1) The concession manager of a local entertainment venue just had 2 cancellations on his crew. This means that if more than 72,000 people come to tonight’s event, the concession lines will be excessively long, and this will harm business. The manager knows from experience that the number of people who attend this type of event (X) is ~N(67,000, 4,000).

a) What is the probability that there will be more than 72,000 people at the event?

I Think i got Part A. I did (72000-67000)/4000 = 1.25 = Z

1-P(Z<1.25) = .1056 via ZTable

b) Suppose the manager can hire two temporary employees to make sure business won’t be harmed in the future at an additional cost of $200. If he believes the future harm to the business from having more that 72,000 people at the event is quantified at $5000, show that he should hire the employees?

for Part B i have no idea what the question means? isnt it obvious that if it costs him $200 for 2 additional employees, and he thinks having no extra employees is a $5000 potential cost.. Im just not sure what it means.

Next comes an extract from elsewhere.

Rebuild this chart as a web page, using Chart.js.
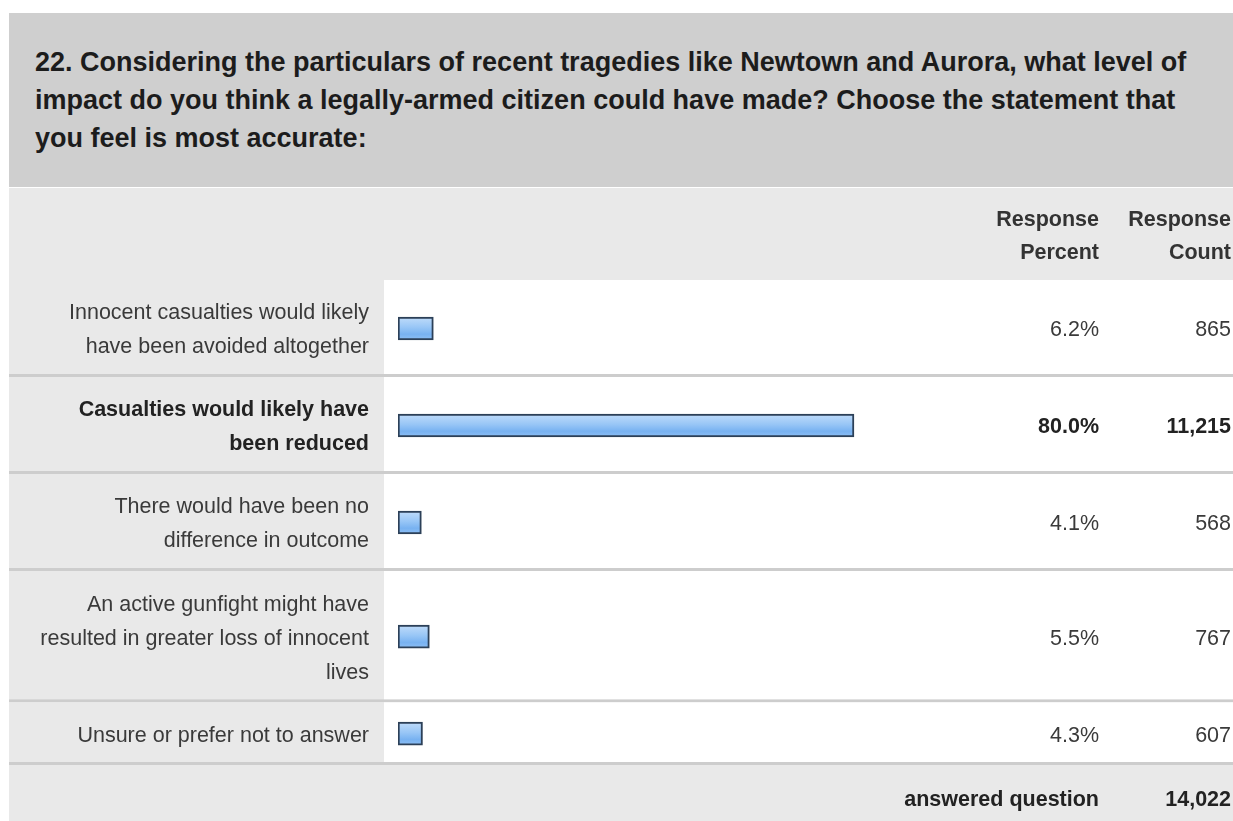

46. Mr. Bill invests $10,000 in a certain stock on January 1. Having examined past movements of this stock and consulting with his broker, Mr. Bill estimates that the annual return from this stock, X, is Normally distributed with mean 10% and standard deviation 4%. Here X (when expressed as a decimal) is the profit Howard receives per dollar invested. Because Mr. Bill is in the 33% tax bracket, he will then have to pay the Internal Revenue Service 33% of his profit.

a) Calculate the probability that Mr. Bill will have to pay the IRS at least $400.

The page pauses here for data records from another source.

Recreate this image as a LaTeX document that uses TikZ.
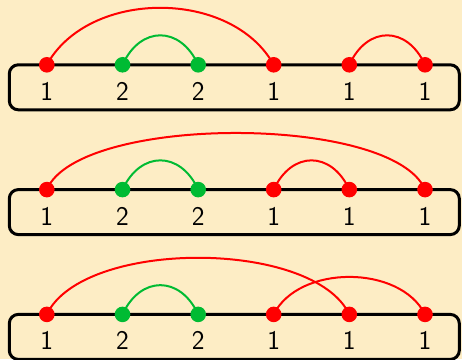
\documentclass[tikz,border=0pt]{standalone}
\usepackage{xcolor}
\definecolor{bgc}{RGB}{253,237,197}
\definecolor{myred}{RGB}{255,0,0}
\definecolor{mygreen}{RGB}{0,187,51}
\pgfdeclarelayer{back}
\pgfdeclarelayer{arcs}
\pgfsetlayers{back,arcs,main}
% #1 colour, #2 start, #3 end, #4 control height, #5 control horizontal offset
\newcommand\myarc[5]{\draw[arcline,#1] (#2.center) .. controls +(#5,#4) and +(-#5,#4) .. (#3.center);}
\begin{document}
\begin{tikzpicture}[x=1pt,y=1pt,
  boxline/.style={line width=3pt, rounded corners=9pt},
  dotn/.style={circle, inner sep=0pt, minimum size=15.6pt},
  lab/.style={font=\sffamily\fontsize{27}{30}\selectfont, inner sep=0pt},
  arcline/.style={line width=2pt}]
\begin{pgfonlayer}{back}
\fill[bgc] (0,0) rectangle (462,359);
\end{pgfonlayer}
\useasboundingbox (0,0) rectangle (462,359);
\foreach \r/\Y in {1/294.2, 2/169.4, 3/44.6} {
  \draw[boxline] (9.3,\Y) rectangle (459.3,\Y-45);
  \foreach \i/\x/\c/\t in {1/46.8/myred/1, 2/122.5/mygreen/2, 3/198.2/mygreen/2, 4/273.7/myred/1, 5/349.3/myred/1, 6/425/myred/1} {
    \node[dotn, fill=\c] (d\r\i) at (\x,\Y) {};
    \node[lab] (l\r\i) at (\x,\Y-26.5) {\t};
  }
}
\begin{pgfonlayer}{arcs}
\myarc{myred}{d11}{d14}{76}{42}
\myarc{mygreen}{d12}{d13}{39.3}{18}
\myarc{myred}{d15}{d16}{39.3}{18}
\myarc{myred}{d21}{d26}{75.5}{32}
\myarc{mygreen}{d22}{d23}{39}{18}
\myarc{myred}{d24}{d25}{39}{18}
\myarc{myred}{d31}{d35}{75.5}{36}
\myarc{mygreen}{d32}{d33}{39}{18}
\myarc{myred}{d34}{d36}{50}{25}
\end{pgfonlayer}
\end{tikzpicture}
\end{document}
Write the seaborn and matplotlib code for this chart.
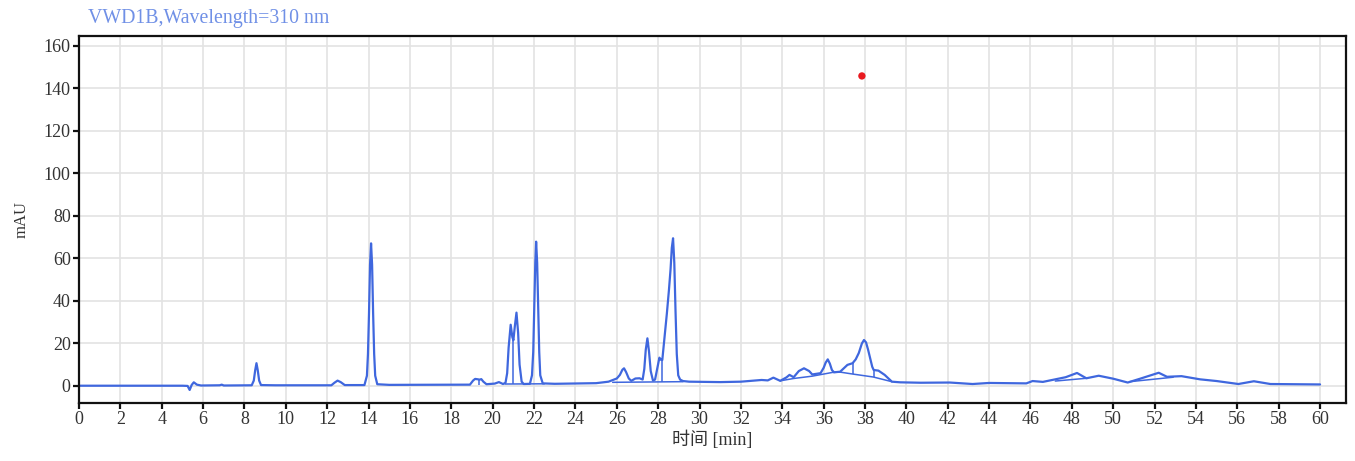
import numpy as np
import pandas as pd
import matplotlib
matplotlib.use("Agg")
import matplotlib.pyplot as plt
import seaborn as sns

# ---- data ----
time_min = [0.0, 5.0, 5.25, 5.35, 5.45, 5.55, 5.7, 5.9, 6.8, 6.9, 7.0,
            8.35, 8.45, 8.52, 8.58, 8.64, 8.71, 8.8, 9.5,
            12.2, 12.35, 12.5, 12.65, 12.85,
            13.8, 13.92, 13.97, 14.02, 14.07, 14.12, 14.17, 14.22, 14.27, 14.32, 14.42, 15.0,
            18.9, 19.05, 19.15, 19.3, 19.35, 19.45, 19.55, 19.7, 20.1, 20.3, 20.5,
            20.62, 20.7, 20.77, 20.87, 20.95, 21.0, 21.07, 21.15, 21.23, 21.3, 21.4, 21.5,
            21.8, 21.9, 21.96, 22.01, 22.06, 22.1, 22.15, 22.2, 22.25, 22.3, 22.42,
            23.0, 25.0, 25.6, 26.0, 26.15, 26.27, 26.35, 26.45, 26.58, 26.7, 26.9,
            27.1, 27.25, 27.33, 27.4, 27.48, 27.56, 27.64, 27.75, 27.85, 27.95,
            28.06, 28.13, 28.2, 28.3, 28.42, 28.52, 28.6, 28.66, 28.72, 28.78,
            28.84, 28.9, 28.97, 29.06, 29.2, 29.5, 31.0, 32.0,
            32.6, 33.0, 33.3, 33.57, 33.9, 34.2, 34.35, 34.55, 34.8, 35.05,
            35.3, 35.45, 35.85, 36.0, 36.1, 36.2, 36.3, 36.4, 36.5, 36.8,
            37.0, 37.15, 37.4, 37.55, 37.7, 37.85, 37.95, 38.05, 38.15, 38.25,
            38.35, 38.42, 38.65, 38.95, 39.3, 39.7, 40.7, 42.1, 43.2, 44.0,
            45.8, 46.1, 46.6, 47.2, 47.7, 48.25, 48.7, 49.3, 50.0, 50.7, 51.3,
            52.2, 52.6, 53.3, 54.2, 55.0, 56.05, 56.8, 57.6, 60.0]
signal_mau = [0.1, 0.1, 0.0, -1.9, 0.5, 1.7, 0.6, 0.2, 0.3, 0.6, 0.2,
              0.3, 2.5, 7.5, 10.7, 7.5, 2.5, 0.4, 0.3,
              0.3, 1.5, 2.5, 1.8, 0.4,
              0.4, 4.8, 15.0, 34.0, 57.0, 67.1, 57.0, 34.0, 15.0, 4.8, 0.8, 0.5,
              0.6, 2.5, 3.3, 3.1, 2.9, 3.2, 2.0, 0.8, 1.1, 1.8, 0.9,
              1.5, 6.0, 18.0, 28.8, 23.0, 21.5, 28.0, 34.5, 25.0, 10.0, 2.0, 0.9,
              1.0, 5.0, 16.0, 36.0, 58.0, 67.9, 58.0, 36.0, 16.0, 5.0, 1.2,
              1.0, 1.3, 2.0, 3.5, 5.2, 7.6, 8.3, 6.5, 3.5, 2.4, 3.5,
              3.6, 3.0, 8.0, 17.0, 22.4, 16.0, 7.0, 2.5, 3.0, 8.0,
              13.3, 12.3, 12.2, 22.0, 34.0, 45.0, 55.0, 65.0, 69.5, 58.0,
              35.0, 15.0, 5.0, 3.0, 2.3, 2.0, 1.8, 2.0,
              2.5, 2.8, 2.6, 3.9, 2.4, 4.0, 5.2, 4.1, 7.0, 8.3,
              7.0, 5.4, 6.0, 8.5, 11.0, 12.5, 10.5, 7.5, 6.4, 6.7,
              8.5, 9.9, 10.7, 12.5, 15.5, 20.0, 21.6, 20.5, 17.0, 13.0,
              9.0, 7.5, 7.2, 5.2, 2.0, 1.7, 1.5, 1.6, 0.9, 1.4,
              1.2, 2.3, 1.9, 3.1, 4.1, 6.1, 3.6, 4.8, 3.4, 1.6, 3.4,
              6.2, 4.3, 4.6, 3.1, 2.3, 0.9, 2.2, 0.9, 0.7]

# integration baselines
base_seg = [1, 1, 2, 2, 3, 3, 3, 3, 3, 3, 3, 3, 4, 4, 5, 5]
base_t = [20.6, 22.5, 25.8, 29.2, 33.9, 34.55, 35.45, 36.45, 36.8, 37.4, 38.4, 39.3,
          47.2, 48.7, 50.8, 52.9]
base_v = [0.9, 1.0, 1.7, 2.0, 2.4, 3.5, 4.6, 6.4, 6.5, 5.6, 4.2, 2.0,
          2.3, 3.6, 2.0, 4.1]

# peak drop lines
drop_t = [19.35, 21.0, 28.18, 37.43, 38.42]
drop_lo = [0.6, 0.9, 1.9, 5.6, 4.2]
drop_hi = [2.9, 21.5, 12.2, 10.8, 7.5]

# marker
marker_t = [37.85]
marker_v = [145.9]

x_ticks = list(range(0, 61, 2))
y_ticks = list(range(0, 161, 20))

title_text = "VWD1B,Wavelength=310 nm"
x_label = "时间 [min]"
y_label = "mAU"

# ---- drawing ----
sns.set_theme(style="whitegrid")
plt.rcParams['font.family'] = ['Liberation Serif', 'Noto Sans CJK SC', 'DejaVu Sans']
plt.rcParams['axes.unicode_minus'] = False

fig = plt.figure(figsize=(13.55, 4.61), dpi=100)
ax = fig.add_axes([79 / 1355, 1 - 402.5 / 461, (1345.5 - 79) / 1355, (402.5 - 36) / 461])
ax.set_facecolor("white")

line_col = "#3f67de"
trace = pd.DataFrame({"t": time_min, "v": signal_mau})
sns.lineplot(data=trace, x="t", y="v", sort=False, estimator=None,
             color=line_col, linewidth=1.6, ax=ax)
bases = pd.DataFrame({"seg": base_seg, "t": base_t, "v": base_v})
sns.lineplot(data=bases, x="t", y="v", units="seg", sort=False, estimator=None,
             color=line_col, linewidth=1.1, ax=ax)
ax.vlines(drop_t, drop_lo, drop_hi, color=line_col, linewidth=1.1)
sns.scatterplot(x=marker_t, y=marker_v, color="#e8191f", s=28, edgecolor="none",
                ax=ax, zorder=5)

ax.set_xlim(0, 61.23)
ax.set_ylim(-7.8, 164.7)
ax.set_xticks(x_ticks)
ax.set_yticks(y_ticks)
ax.grid(True, color="#e3e3e3", linewidth=1.2)
ax.set_axisbelow(True)
for s in ax.spines.values():
    s.set_visible(True)
    s.set_color("#111111")
    s.set_linewidth(1.6)
ax.tick_params(axis="both", which="major", direction="out", length=4, width=1.6,
               color="#111111", labelsize=13, labelcolor="#333333", pad=2,
               bottom=True, left=True)

ax.set_xlabel(x_label, fontsize=13, color="#333333", labelpad=2)
ax.set_ylabel(y_label, fontsize=12, color="#333333", labelpad=10)
fig.text(88 / 1355, 1 - 23 / 461, title_text, fontsize=14.3, color="#7090e6",
         family=['Liberation Serif', 'DejaVu Sans'], ha="left", va="baseline")

fig.savefig("out.png", dpi=100, facecolor="white")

I tried this one forever.. I kept getting z = 22.5 because i have no idea where to begin or what to do

b) Determine the value for Mr. Bill’s after-tax profit such that he is 90% certain after-tax profit will be less than this amount, i.e., determine the 90th percentile of his after-tax profit.

47. Approximate the following binomial probabilities by the use of normal approximation. Twenty percent of students who finish high school do not go to college. What is the probability that in a sample of 80 high school students

a) exactly 10 will not go to college? I know this is suppost to equal .0274 I have again no idea how to get it, i tried finding variance by 16*(1-.20) = 12.8- and taking the sqrt to get 3.58 then pluging in (10 -16)/3.58 but this is apparently wrong

b) 70 or more will go to college?

c) 14 or fewer will not go to college?

48. Suppose that X is the time (in minutes) required to complete one of two tasks in an assembly process, and Y is the time (in minutes) required to complete the second of two tasks in the assembly process. X and Y are independent. Further, suppose X~N(10, 4) and Y~N(15, 3). Let T = X + Y. What is the probability that it will take more than one-half hour to fully assemble one item?

Ive never seen this type of problem in my notes.. idk where to even begin or what to use.